__Task to complete__:
Leave out the pictures and repeat the rest of the material exactly.

__Given information__:
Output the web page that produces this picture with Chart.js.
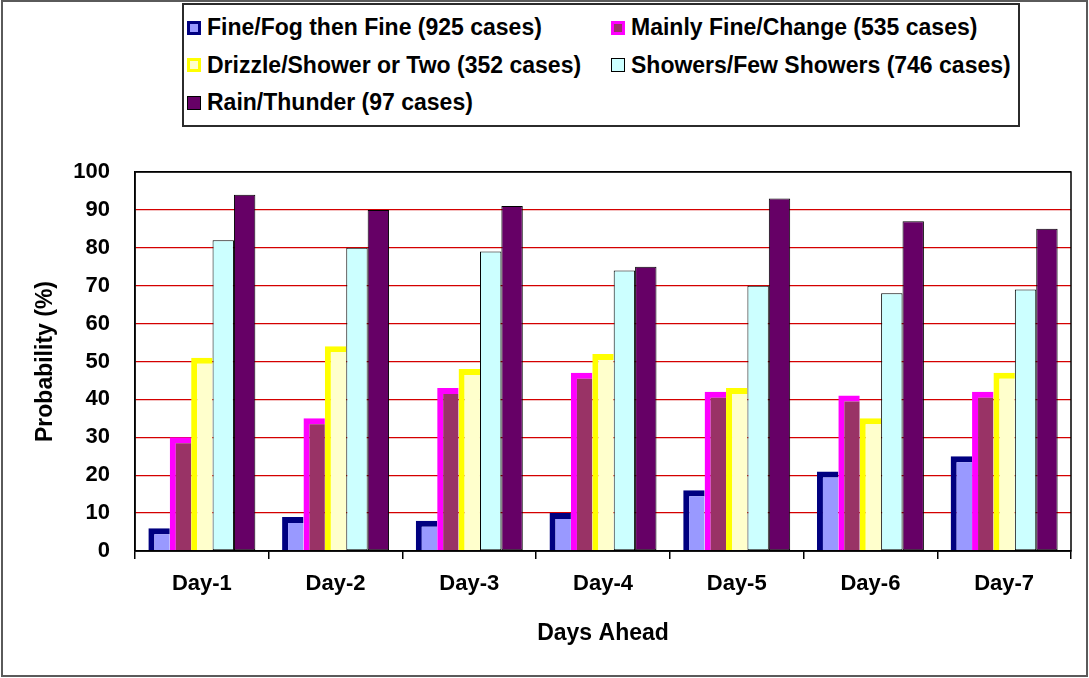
<!DOCTYPE html>
<html>
<head>
<meta charset="utf-8">
<script src="https://cdn.jsdelivr.net/npm/chart.js@4.4.1/dist/chart.umd.min.js"></script>
<style>
  html, body { margin: 0; padding: 0; background: #fff; }
  body { width: 1089px; height: 678px; position: relative; overflow: hidden;
         font-family: "Liberation Sans", Arial, sans-serif; }
  #chart { position: absolute; left: 0; top: 0; }
  #frame { position: absolute; left: 1px; top: 0px; width: 1087px; height: 677px;
           box-sizing: border-box; border: 2px solid #5a5a5a; pointer-events: none; }
  #legend { position: absolute; left: 182px; top: 3px; width: 838px; height: 124px;
            box-sizing: border-box; border: 2px solid #2b2b2b; background: #fff;
            display: grid; grid-template-columns: 424px auto; grid-auto-rows: 37.5px;
            padding: 4px 0 0 3px; }
  .item { display: flex; align-items: center; font-weight: bold; font-size: 23px;
          color: #000; white-space: nowrap; }
  .swatch { width: 14px; height: 14px; box-sizing: border-box; margin-right: 6px; flex: none; }
</style>
</head>
<body>
<canvas id="chart" width="1089" height="678"></canvas>
<div id="frame"></div>
<div id="legend"></div>
<script>
// Forecast verification: probability that each forecast wording was correct, by lead time
const days = ["Day-1", "Day-2", "Day-3", "Day-4", "Day-5", "Day-6", "Day-7"];

const seriesNames = [
  "Fine/Fog then Fine (925 cases)",
  "Mainly Fine/Change (535 cases)",
  "Drizzle/Shower or Two (352 cases)",
  "Showers/Few Showers (746 cases)",
  "Rain/Thunder (97 cases)"
];

const fineFog       = [6, 9, 8, 10, 16, 21, 25];
const mainlyFine    = [30, 35, 43, 47, 42, 41, 42];
const drizzle       = [51, 54, 48, 52, 43, 35, 47];
const showers       = [82, 80, 79, 74, 70, 68, 69];
const rainThunder   = [94, 90, 91, 75, 93, 87, 85];

const yTicks = [0, 10, 20, 30, 40, 50, 60, 70, 80, 90, 100];

// fill / outline pairs for each series
const fills   = ["#9999ff", "#993366", "#ffffcc", "#ccffff", "#660066"];
const strokes = ["#000080", "#ff00ff", "#ffff00", "#000000", "#000000"];
const heavyEdge = { top: 6, left: 6, right: 0, bottom: 0 };
const thinEdge  = 1;
const edges = [heavyEdge, heavyEdge, heavyEdge, thinEdge, thinEdge];

const values = [fineFog, mainlyFine, drizzle, showers, rainThunder];

const datasets = values.map((v, i) => ({
  label: seriesNames[i],
  data: v,
  backgroundColor: fills[i],
  borderColor: strokes[i],
  borderWidth: edges[i],
  borderSkipped: false,
  categoryPercentage: 0.8,
  barPercentage: 1.0
}));

const plotFrame = {
  id: "plotFrame",
  afterDatasetsDraw(chart) {
    const { ctx, chartArea: a } = chart;
    ctx.save();
    ctx.strokeStyle = "#000";
    ctx.lineWidth = 1.5;
    ctx.strokeRect(a.left, a.top, a.right - a.left, a.bottom - a.top);
    ctx.restore();
  }
};

const whiteBg = {
  id: "whiteBg",
  beforeDraw(chart) {
    const { ctx, width, height } = chart;
    ctx.save();
    ctx.fillStyle = "#fff";
    ctx.fillRect(0, 0, width, height);
    ctx.restore();
  }
};

const font = "'Liberation Sans', Arial, sans-serif";

new Chart(document.getElementById("chart"), {
  type: "bar",
  data: { labels: days, datasets },
  plugins: [whiteBg, plotFrame],
  options: {
    responsive: false,
    devicePixelRatio: 1,
    animation: false,
    layout: { padding: { top: 172, right: 18, bottom: 0, left: 0 } },
    plugins: { legend: { display: false }, tooltip: { enabled: false } },
    scales: {
      x: {
        afterFit(scale) { scale.height = 127; },
        grid: { offset: true, drawOnChartArea: false, drawTicks: true, tickLength: 8,
                color: "#000", lineWidth: 1.5 },
        border: { color: "#000", width: 1.5 },
        ticks: { color: "#000", padding: 12, font: { family: font, size: 22, weight: "bold" } },
        title: { display: true, text: "Days Ahead", color: "#000",
                 font: { family: font, size: 23, weight: "bold" },
                 padding: { top: 0, bottom: 31 } }
      },
      y: {
        min: 0, max: 100,
        afterFit(scale) { scale.width = 135; },
        afterBuildTicks(scale) { scale.ticks = yTicks.map(v => ({ value: v })); },
        grid: {
          drawTicks: false,
          color: (c) => (c.tick && (c.tick.value === 100 || c.tick.value === 0)) ? "#000" : "#d40000",
          lineWidth: 1.3
        },
        border: { color: "#000", width: 1.5 },
        ticks: { color: "#000", padding: 25, font: { family: font, size: 22, weight: "bold" } },
        title: { display: true, text: "Probability (%)", color: "#000",
                 font: { family: font, size: 23, weight: "bold" },
                 padding: { top: 32, bottom: 0 } }
      }
    }
  }
});

// legend laid out in two columns, built from the same series definitions
const legend = document.getElementById("legend");
seriesNames.forEach((name, i) => {
  const item = document.createElement("div");
  item.className = "item";
  const sw = document.createElement("span");
  sw.className = "swatch";
  sw.style.background = fills[i];
  sw.style.border = (i < 3 ? "3px" : "1px") + " solid " + strokes[i];
  item.appendChild(sw);
  item.appendChild(document.createTextNode(name));
  legend.appendChild(item);
});
</script>
</body>
</html>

__The completed task__:
Output the web page that produces this picture with Chart.js.
<!DOCTYPE html>
<html>
<head>
<meta charset="utf-8">
<script src="https://cdn.jsdelivr.net/npm/chart.js@4.4.1/dist/chart.umd.min.js"></script>
<style>
  html, body { margin: 0; padding: 0; background: #fff; }
  body { width: 1089px; height: 678px; position: relative; overflow: hidden;
         font-family: "Liberation Sans", Arial, sans-serif; }
  #chart { position: absolute; left: 0; top: 0; }
  #frame { position: absolute; left: 1px; top: 0px; width: 1087px; height: 677px;
           box-sizing: border-box; border: 2px solid #5a5a5a; pointer-events: none; }
  #legend { position: absolute; left: 182px; top: 3px; width: 838px; height: 124px;
            box-sizing: border-box; border: 2px solid #2b2b2b; background: #fff;
            display: grid; grid-template-columns: 424px auto; grid-auto-rows: 37.5px;
            padding: 4px 0 0 3px; }
  .item { display: flex; align-items: center; font-weight: bold; font-size: 23px;
          color: #000; white-space: nowrap; }
  .swatch { width: 14px; height: 14px; box-sizing: border-box; margin-right: 6px; flex: none; }
</style>
</head>
<body>
<canvas id="chart" width="1089" height="678"></canvas>
<div id="frame"></div>
<div id="legend"></div>
<script>
// Forecast verification: probability that each forecast wording was correct, by lead time
const days = ["Day-1", "Day-2", "Day-3", "Day-4", "Day-5", "Day-6", "Day-7"];

const seriesNames = [
  "Fine/Fog then Fine (925 cases)",
  "Mainly Fine/Change (535 cases)",
  "Drizzle/Shower or Two (352 cases)",
  "Showers/Few Showers (746 cases)",
  "Rain/Thunder (97 cases)"
];

const fineFog       = [6, 9, 8, 10, 16, 21, 25];
const mainlyFine    = [30, 35, 43, 47, 42, 41, 42];
const drizzle       = [51, 54, 48, 52, 43, 35, 47];
const showers       = [82, 80, 79, 74, 70, 68, 69];
const rainThunder   = [94, 90, 91, 75, 93, 87, 85];

const yTicks = [0, 10, 20, 30, 40, 50, 60, 70, 80, 90, 100];

// fill / outline pairs for each series
const fills   = ["#9999ff", "#993366", "#ffffcc", "#ccffff", "#660066"];
const strokes = ["#000080", "#ff00ff", "#ffff00", "#000000", "#000000"];
const heavyEdge = { top: 6, left: 6, right: 0, bottom: 0 };
const thinEdge  = 1;
const edges = [heavyEdge, heavyEdge, heavyEdge, thinEdge, thinEdge];

const values = [fineFog, mainlyFine, drizzle, showers, rainThunder];

const datasets = values.map((v, i) => ({
  label: seriesNames[i],
  data: v,
  backgroundColor: fills[i],
  borderColor: strokes[i],
  borderWidth: edges[i],
  borderSkipped: false,
  categoryPercentage: 0.8,
  barPercentage: 1.0
}));

const plotFrame = {
  id: "plotFrame",
  afterDatasetsDraw(chart) {
    const { ctx, chartArea: a } = chart;
    ctx.save();
    ctx.strokeStyle = "#000";
    ctx.lineWidth = 1.5;
    ctx.strokeRect(a.left, a.top, a.right - a.left, a.bottom - a.top);
    ctx.restore();
  }
};

const whiteBg = {
  id: "whiteBg",
  beforeDraw(chart) {
    const { ctx, width, height } = chart;
    ctx.save();
    ctx.fillStyle = "#fff";
    ctx.fillRect(0, 0, width, height);
    ctx.restore();
  }
};

const font = "'Liberation Sans', Arial, sans-serif";

new Chart(document.getElementById("chart"), {
  type: "bar",
  data: { labels: days, datasets },
  plugins: [whiteBg, plotFrame],
  options: {
    responsive: false,
    devicePixelRatio: 1,
    animation: false,
    layout: { padding: { top: 172, right: 18, bottom: 0, left: 0 } },
    plugins: { legend: { display: false }, tooltip: { enabled: false } },
    scales: {
      x: {
        afterFit(scale) { scale.height = 127; },
        grid: { offset: true, drawOnChartArea: false, drawTicks: true, tickLength: 8,
                color: "#000", lineWidth: 1.5 },
        border: { color: "#000", width: 1.5 },
        ticks: { color: "#000", padding: 12, font: { family: font, size: 22, weight: "bold" } },
        title: { display: true, text: "Days Ahead", color: "#000",
                 font: { family: font, size: 23, weight: "bold" },
                 padding: { top: 0, bottom: 31 } }
      },
      y: {
        min: 0, max: 100,
        afterFit(scale) { scale.width = 135; },
        afterBuildTicks(scale) { scale.ticks = yTicks.map(v => ({ value: v })); },
        grid: {
          drawTicks: false,
          color: (c) => (c.tick && (c.tick.value === 100 || c.tick.value === 0)) ? "#000" : "#d40000",
          lineWidth: 1.3
        },
        border: { color: "#000", width: 1.5 },
        ticks: { color: "#000", padding: 25, font: { family: font, size: 22, weight: "bold" } },
        title: { display: true, text: "Probability (%)", color: "#000",
                 font: { family: font, size: 23, weight: "bold" },
                 padding: { top: 32, bottom: 0 } }
      }
    }
  }
});

// legend laid out in two columns, built from the same series definitions
const legend = document.getElementById("legend");
seriesNames.forEach((name, i) => {
  const item = document.createElement("div");
  item.className = "item";
  const sw = document.createElement("span");
  sw.className = "swatch";
  sw.style.background = fills[i];
  sw.style.border = (i < 3 ? "3px" : "1px") + " solid " + strokes[i];
  item.appendChild(sw);
  item.appendChild(document.createTextNode(name));
  legend.appendChild(item);
});
</script>
</body>
</html>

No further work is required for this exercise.